A federal judge in Seattle placed a nationwide temporary restraining order on President Trump’s travel ban after the executive order was challenged by the Washington state attorney general.
Attorney General Bob Ferguson filed the challenge to the executive order, signed last Friday, on Monday, making Washington the first state to take the order to court. Ferguson charged that the executive order blocking refugees and temporarily stopping entrance into the United States from seven Muslim-majority nations violated the Equal Protection Clause of the 14th Amendment, the First Amendment’s Establishment Clause, due process in the Fifth Amendment, and the the federal Immigration and Nationality Act.
U.S. District Court Senior Judge James L. Robart, a George W. Bush appointee, found that Washington state met certain standards of their case — including a likelihood that their lawsuit could succeed — to temporarily block the order.
Robart ordered federal officials to stop enforcing the 90-day block on visitors from Iran, Iraq, Syria, Sudan, Somalia, Libya and Yemen. He also ordered a halt to the suspension of the refugee admissions program, along with the section of the executive order giving religious minorities preference in the refugee process and a section of the order stating “the entry of nationals of Syria as refugees is detrimental to the interests of the United States” and freezing admissions indefinitely. The ruling also suspends a provision that gives the secretaries of State and Homeland Security case-by-case discretion to rule on individual refugees while the ban is in place.
The temporary restraining order “is granted on a nationwide basis,” Robart wrote, and prohibits enforcement of those executive order provisions “at all United States borders and ports of entry pending further orders from this court.” The parties will be back in court on Monday.

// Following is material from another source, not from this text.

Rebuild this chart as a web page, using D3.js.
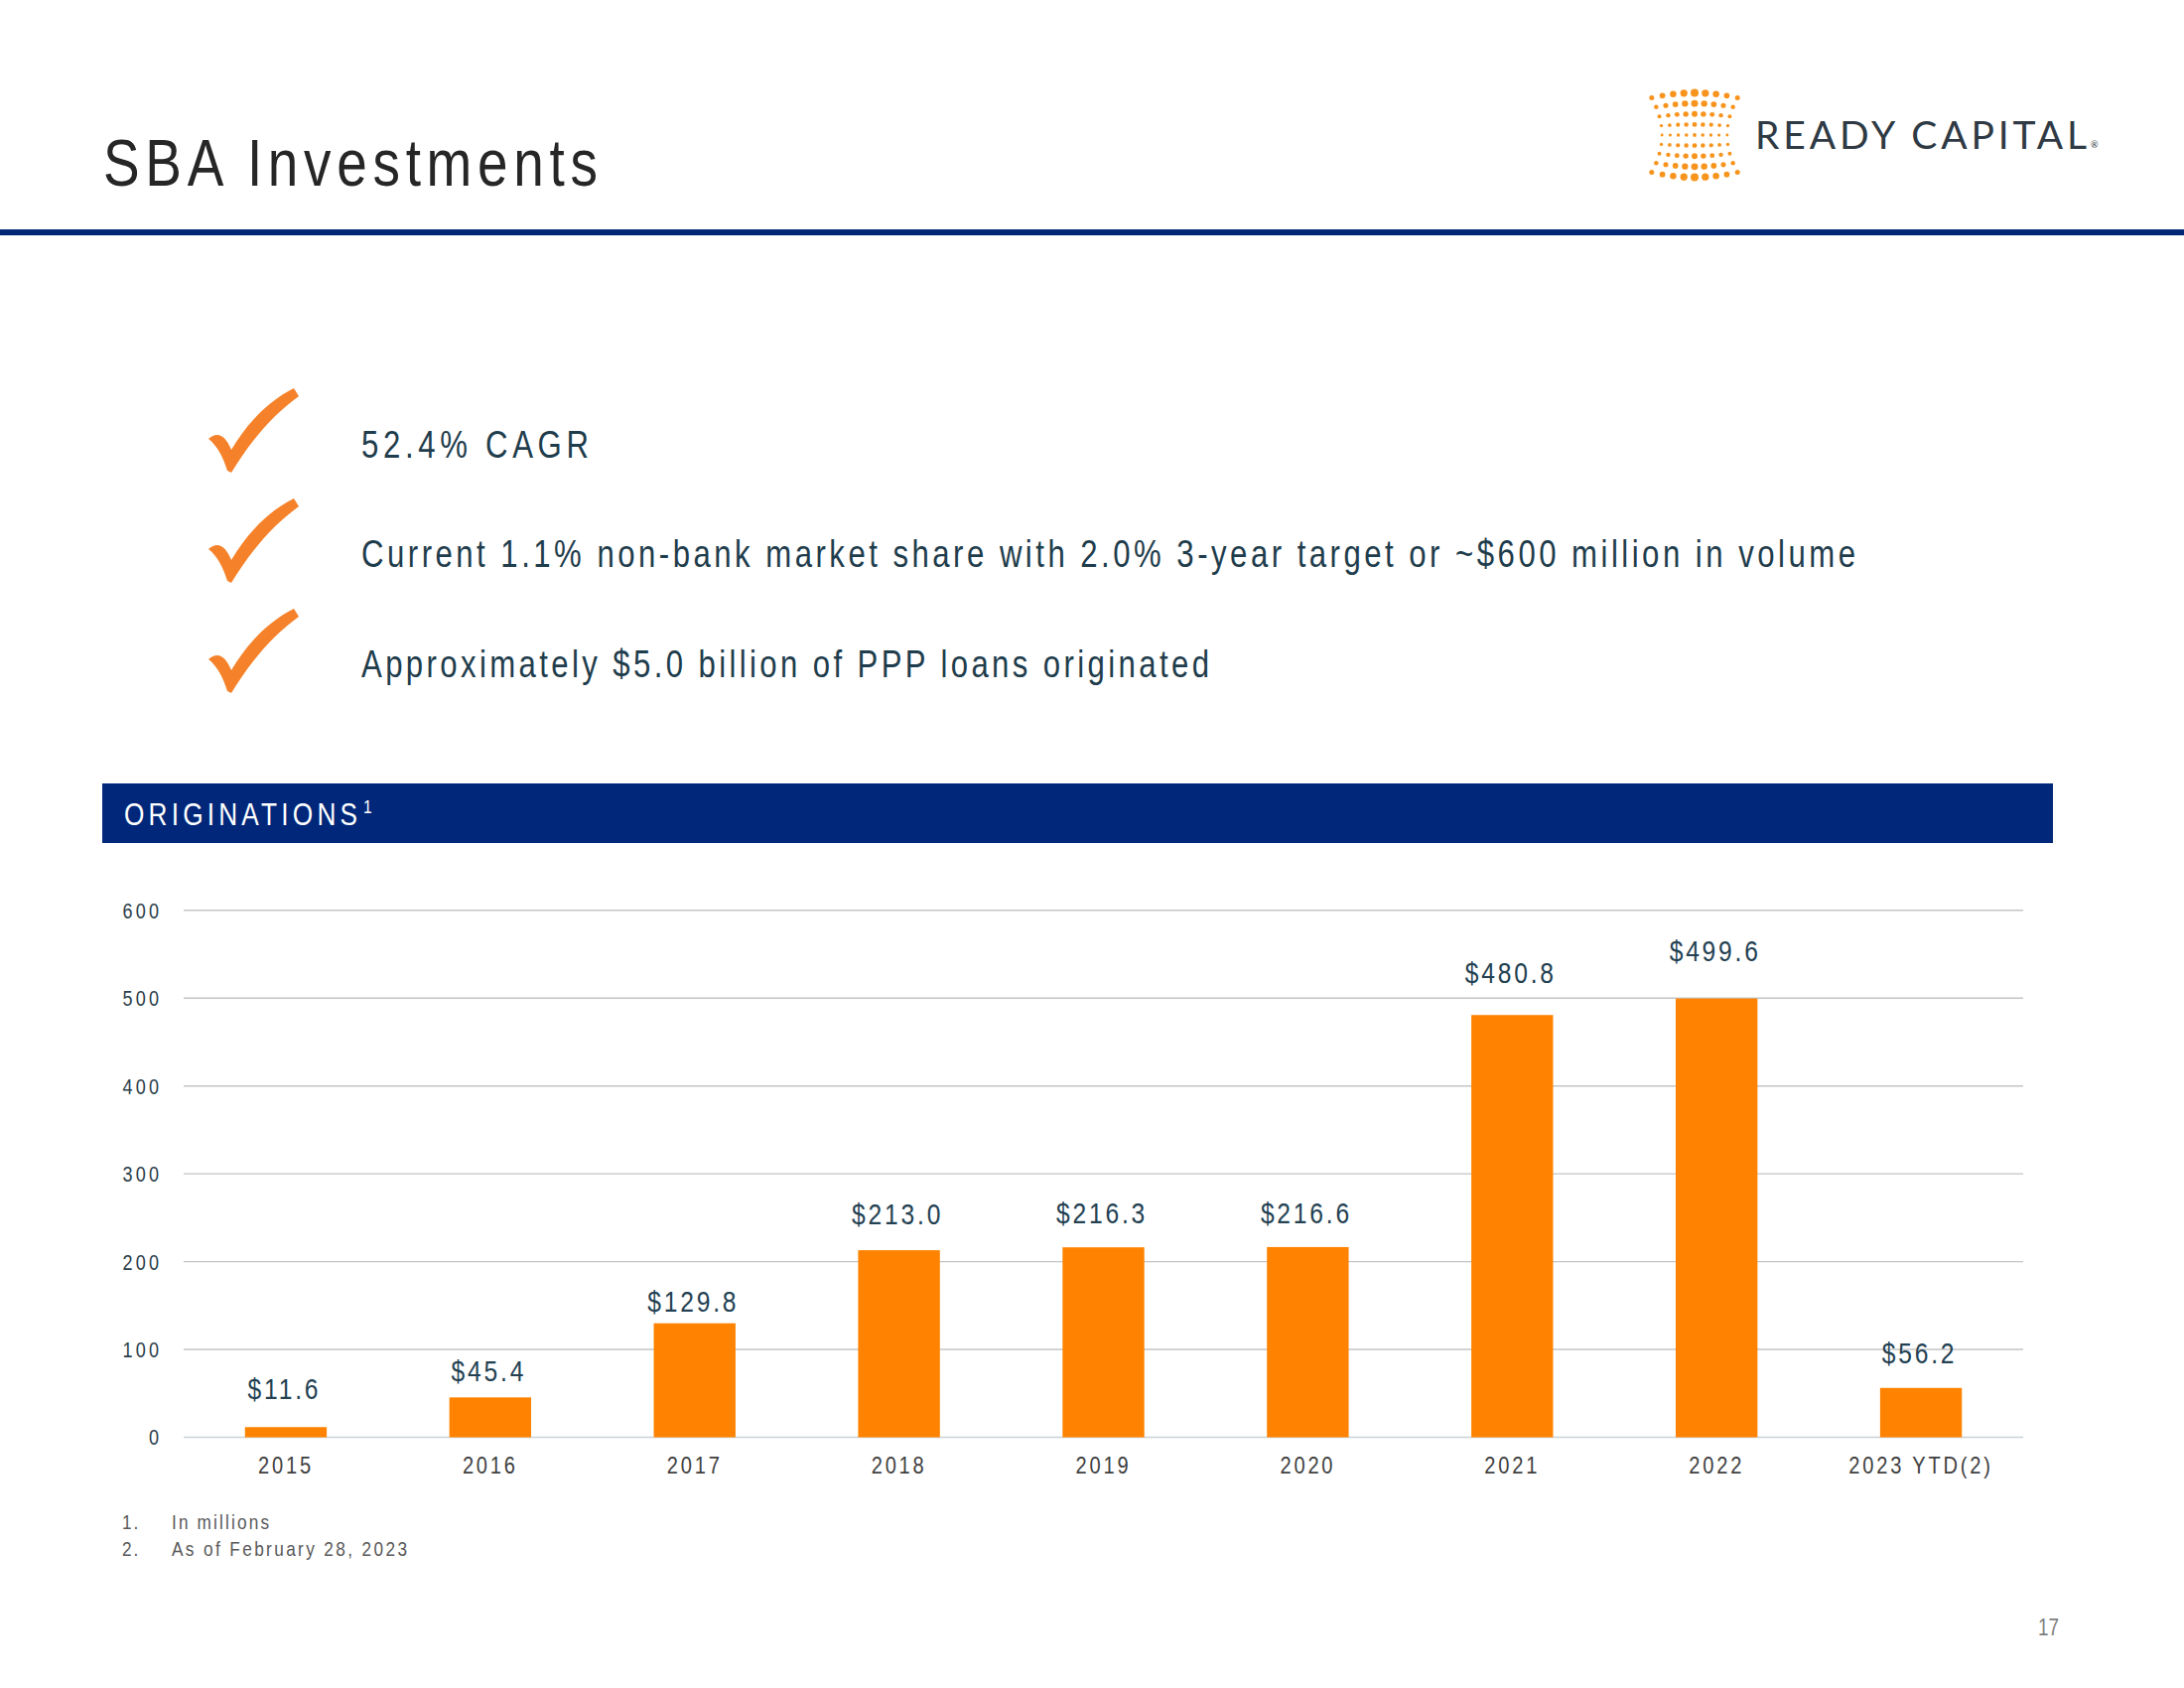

“At the earliest possible time, the Department of Justice intends to file an emergency stay of this outrageous order and defend the executive order of the president, which we believe is lawful and appropriate. The president’s order is intended to protect the homeland and he has the constitutional authority and responsibility to protect the American people,” White House press secretary Sean Spicer said in a late-night statement.
Ten minutes after the original statement, the administration sent out an “updated” version omitting the word “outrageous.”
“As the law states, ‘Whenever the President finds that the entry of any aliens or of any class of aliens into the United States would be detrimental to the interests of the United States, he may by proclamation, and for such period as he shall deem necessary, suspend the entry of all aliens or any class of aliens as immigrants or nonimmigrants, or impose on the entry of aliens any restrictions he may deem to be appropriate,'” Spicer added.
Senate Minority Leader Chuck Schumer (D-N.Y.) issued a statement calling the ruling “a victory for the Constitution and for all of us who believe this un-American executive order will not make us safer.”
“President Trump should heed this ruling and he ought to back off and repeal the executive order once and for all,” Schumer said.
Minnesota joined Washington state in an amended court filing on Thursday. Additionally, Massachusetts, New York and Virginia have brought legal action against the executive order.
Included in Washington’s case were declarations from companies located in the state, including Amazon and Expedia, asserting that Trump’s order negatively affects their operations and employees.
A new CNN/ORC poll found 47 percent in favor of the executive order and 53 percent opposed. Twenty-nine percent said they wanted to see the order expanded to include other countries. Forty-one percent said they believed the order would make the United States safer from terrorism. Forty-five percent of respondents identified as political independents.